NSCLC cells sustain phase separation of cytoplasmic membrane-less organelles to protect themselves against cisplatin treatment.

Cisplatin is the first platinum compound used for anticancer therapy, including non-small cell lung cancer (NSCLC). However, the clinical efficacy of cisplatin is strongly limited by cisplatin resistance. Hence, illuminating the mechanism of cisplatin resistance will aid in the development of therapeutic strategies that improve the sensitivity of cancer cells to cisplatin. Interestingly, membrane-less organelles, which are formed through biomolecular condensation in association with phase separation, have been recently linked with cancers. Here, we reveal a new molecular basis of cisplatin resistance in NSCLC, showing that cisplatin kills cancer cells by the alteration of cytoplasmic membrane-less organelles.

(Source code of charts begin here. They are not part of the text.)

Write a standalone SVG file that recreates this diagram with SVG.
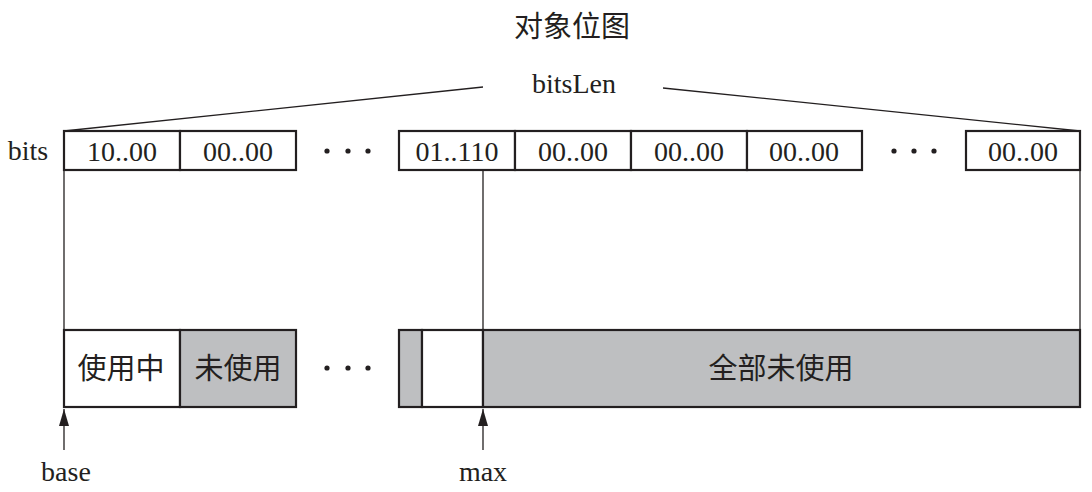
<svg xmlns="http://www.w3.org/2000/svg" width="1092" height="492" viewBox="0 0 1092 492">
<defs>
<style>
.box{fill:#fff;stroke:#231f20;stroke-width:2.2}
.grey{fill:#bebfc1;stroke:#231f20;stroke-width:2.2}
.ln{stroke:#231f20;stroke-width:1.3;fill:none}
.num{font-family:"Liberation Serif",serif;font-size:28px;fill:#231f20;text-anchor:middle}
.cjk{font-family:"Liberation Serif","Noto Sans CJK SC",serif;font-size:29px;fill:#231f20;text-anchor:middle}
.dot{fill:#231f20}
</style>
<marker id="arr" markerWidth="18" markerHeight="10" refX="17" refY="5" orient="auto" markerUnits="userSpaceOnUse" viewBox="0 0 18 10">
<path d="M0,0 L17,5 L0,10 Z" fill="#231f20"/>
</marker>
</defs>
<rect width="1092" height="492" fill="#fff"/>
<text id="title" class="cjk" x="572" y="37" font-size="28">对象位图</text>
<text id="bitsLen" class="num" x="574" y="93" font-size="29">bitsLen</text>
<text id="bitsLabel" class="num" x="28" y="160">bits</text>
<g id="connectors">
<line class="ln" x1="64" y1="131" x2="483" y2="87"/>
<line class="ln" x1="663" y1="88" x2="1080" y2="131"/>
<line class="ln" x1="64" y1="170" x2="64" y2="330"/>
<line class="ln" x1="483" y1="170" x2="483" y2="330"/>
<line class="ln" x1="1080" y1="170" x2="1080" y2="330"/>
<line class="ln" x1="64" y1="450" x2="64" y2="409" marker-end="url(#arr)"/>
<line class="ln" x1="483" y1="450" x2="483" y2="409" marker-end="url(#arr)"/>
</g>
<g id="word1"><rect class="box" x="64" y="131" width="116" height="39"/><text class="num" x="122" y="161">10..00</text></g>
<g id="word2"><rect class="box" x="180" y="131" width="116" height="39"/><text class="num" x="238" y="161">00..00</text></g>
<g id="dots1"><circle class="dot" cx="327" cy="151" r="2.6"/><circle class="dot" cx="348" cy="151" r="2.6"/><circle class="dot" cx="368" cy="151" r="2.6"/></g>
<g id="word3"><rect class="box" x="399" y="131" width="116" height="39"/><text class="num" x="457" y="161">01..110</text></g>
<g id="word4"><rect class="box" x="515" y="131" width="116" height="39"/><text class="num" x="573" y="161">00..00</text></g>
<g id="word5"><rect class="box" x="631" y="131" width="116" height="39"/><text class="num" x="689" y="161">00..00</text></g>
<g id="word6"><rect class="box" x="747" y="131" width="115" height="39"/><text class="num" x="804" y="161">00..00</text></g>
<g id="dots2"><circle class="dot" cx="894" cy="151" r="2.6"/><circle class="dot" cx="914" cy="151" r="2.6"/><circle class="dot" cx="934" cy="151" r="2.6"/></g>
<g id="wordLast"><rect class="box" x="966" y="131" width="114" height="39"/><text class="num" x="1023" y="161">00..00</text></g>
<g id="heap1"><rect class="box" x="64" y="330" width="116" height="77"/><text class="cjk" x="121" y="379">使用中</text></g>
<g id="heap2"><rect class="grey" x="180" y="330" width="116" height="77"/><text class="cjk" x="238" y="379">未使用</text></g>
<g id="dots3"><circle class="dot" cx="327" cy="368" r="2.6"/><circle class="dot" cx="348" cy="368" r="2.6"/><circle class="dot" cx="368" cy="368" r="2.6"/></g>
<g id="heap3"><rect class="grey" x="399" y="330" width="23" height="77"/></g>
<g id="heap4"><rect class="box" x="422" y="330" width="61" height="77"/></g>
<g id="heap5"><rect class="grey" x="483" y="330" width="597" height="77"/><text class="cjk" x="781" y="379">全部未使用</text></g>
<text id="base" class="num" x="66" y="481">base</text>
<text id="max" class="num" x="483" y="481">max</text>
</svg>
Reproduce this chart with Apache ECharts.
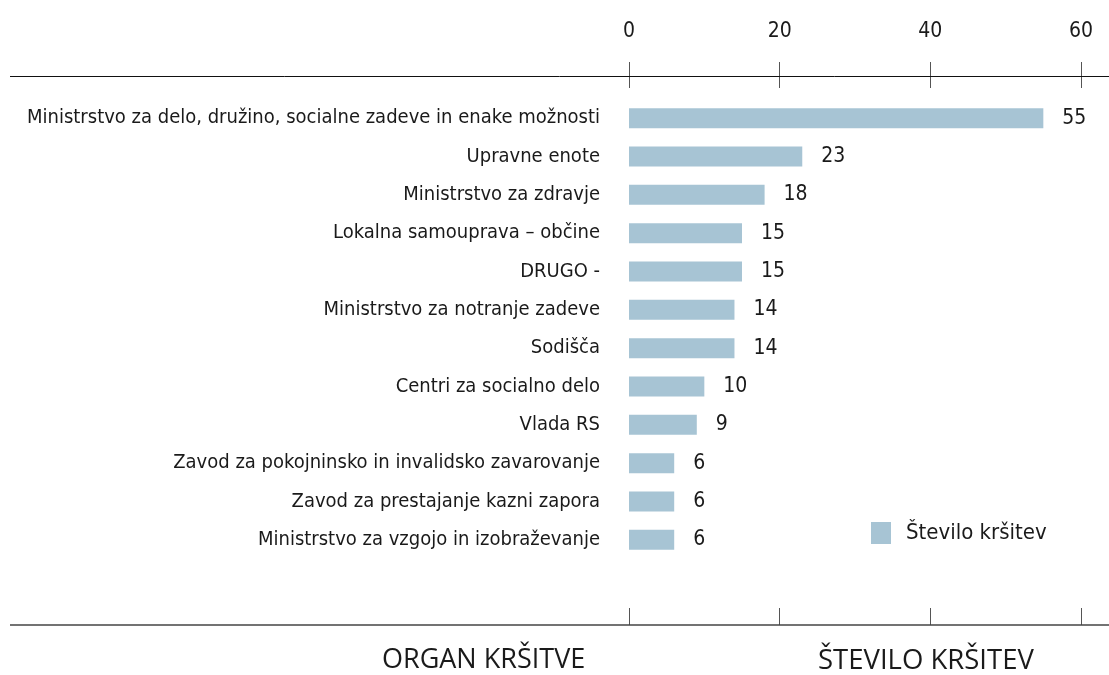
<!DOCTYPE html>
<html lang="sl">
<head>
    <meta charset="UTF-8">
    <title>Organ kršitve</title>
    <style>
        html, body { margin: 0; padding: 0; background: #fff; }
        #main { width: 1109px; height: 675px; }
    </style>
    <script src="https://cdn.jsdelivr.net/npm/echarts@6/dist/echarts.min.js"></script>
</head>
<body>
<div id="main"></div>
<script>
    // kategorije in vrednosti (od zgoraj navzdol)
    var organi = [
        'Ministrstvo za delo, družino, socialne zadeve in enake možnosti',
        'Upravne enote',
        'Ministrstvo za zdravje',
        'Lokalna samouprava – občine',
        'DRUGO -',
        'Ministrstvo za notranje zadeve',
        'Sodišča',
        'Centri za socialno delo',
        'Vlada RS',
        'Zavod za pokojninsko in invalidsko zavarovanje',
        'Zavod za prestajanje kazni zapora',
        'Ministrstvo za vzgojo in izobraževanje'
    ];
    var stevilo = [55, 23, 18, 15, 15, 14, 14, 10, 9, 6, 6, 6];
    var imeSerije = 'Število kršitev';
    var naslovLevo = 'ORGAN KRŠITVE';
    var naslovDesno = 'ŠTEVILO KRŠITEV';

    var font = 'DejaVu Sans Condensed';
    var chart = echarts.init(document.getElementById('main'));

    var option = {
        animation: false,
        textStyle: { fontFamily: font },
        grid: { left: 629, right: 28, top: 99, bottom: 116 },
        legend: {
            left: 871,
            top: 522,
            padding: 0,
            itemWidth: 20,
            itemHeight: 22,
            icon: 'rect',
            textStyle: { fontFamily: font, fontSize: 22, color: '#1a1a1a', padding: [0, 0, 0, 10] },
            data: [imeSerije]
        },
        xAxis: [
            {
                type: 'value',
                position: 'top',
                offset: 11,
                min: 0,
                max: 60,
                interval: 20,
                axisLine: { show: false },
                axisTick: { show: true, length: 26, lineStyle: { color: '#555', width: 1 } },
                axisLabel: { margin: 46, fontSize: 21, color: '#1a1a1a', fontFamily: font },
                splitLine: { show: false }
            },
            {
                type: 'value',
                position: 'bottom',
                offset: 66,
                min: 0,
                max: 60,
                interval: 20,
                axisLine: { show: false },
                axisTick: { show: true, inside: true, length: 17, lineStyle: { color: '#555', width: 1 } },
                axisLabel: { show: false },
                splitLine: { show: false }
            }
        ],
        yAxis: {
            type: 'category',
            inverse: true,
            data: organi,
            axisLine: { show: false },
            axisTick: { show: false },
            axisLabel: { margin: 29, fontSize: 20, color: '#1a1a1a', fontFamily: font }
        },
        series: [{
            name: imeSerije,
            type: 'bar',
            xAxisIndex: 0,
            barWidth: 20,
            itemStyle: { color: '#a7c4d4' },
            label: {
                show: true,
                position: 'right',
                distance: 19,
                fontSize: 21,
                color: '#1a1a1a',
                fontFamily: font
            },
            data: stevilo
        }],
        graphic: [
            { type: 'line', shape: { x1: 10, y1: 76.5, x2: 1109, y2: 76.5 }, style: { stroke: '#111', lineWidth: 1 }, z: 10 },
            { type: 'line', shape: { x1: 10, y1: 625, x2: 1109, y2: 625 }, style: { stroke: '#444', lineWidth: 1.5 }, z: 10 },
            { type: 'text', left: 382, top: 647, style: { text: naslovLevo, font: '27px "Open Sans"', fill: '#1a1a1a' } },
            { type: 'text', left: 818, top: 647, style: { text: naslovDesno, font: '27.5px "Open Sans"', fill: '#1a1a1a' } }
        ]
    };
    chart.setOption(option);
</script>
</body>
</html>
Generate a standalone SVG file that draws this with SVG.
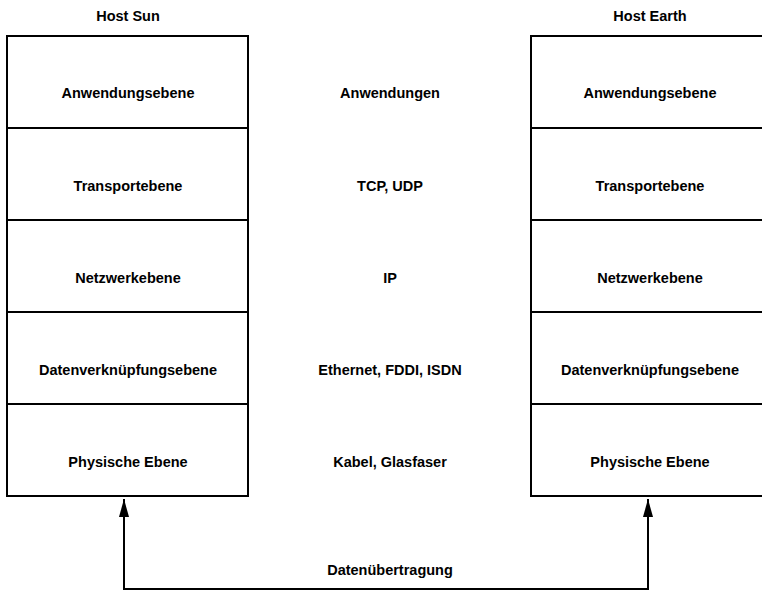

Specifically, cisplatin treatment results in the disassembly of processing bodies (PBs) and the assembly of stress granule (SG)-like granules which are different from canonical SGs in NSCLC cells, but not cisplatin-resistant NSCLC cells. Moreover, alterations of PBs and noncanonical SG-like granules are associated with cisplatin-induced cancer cell death. Importantly, we found that disrupting PBs and canonical SGs with cycloheximide and FDA-approved pyrvinium helps cisplatin to kill cisplatin-resistant NSCLC cells. Taken together, our findings provide insight into the role of membrane-less organelle regulation in cisplatin resistance and offer an effective solution for overcoming cisplatin resistance in NSCLC.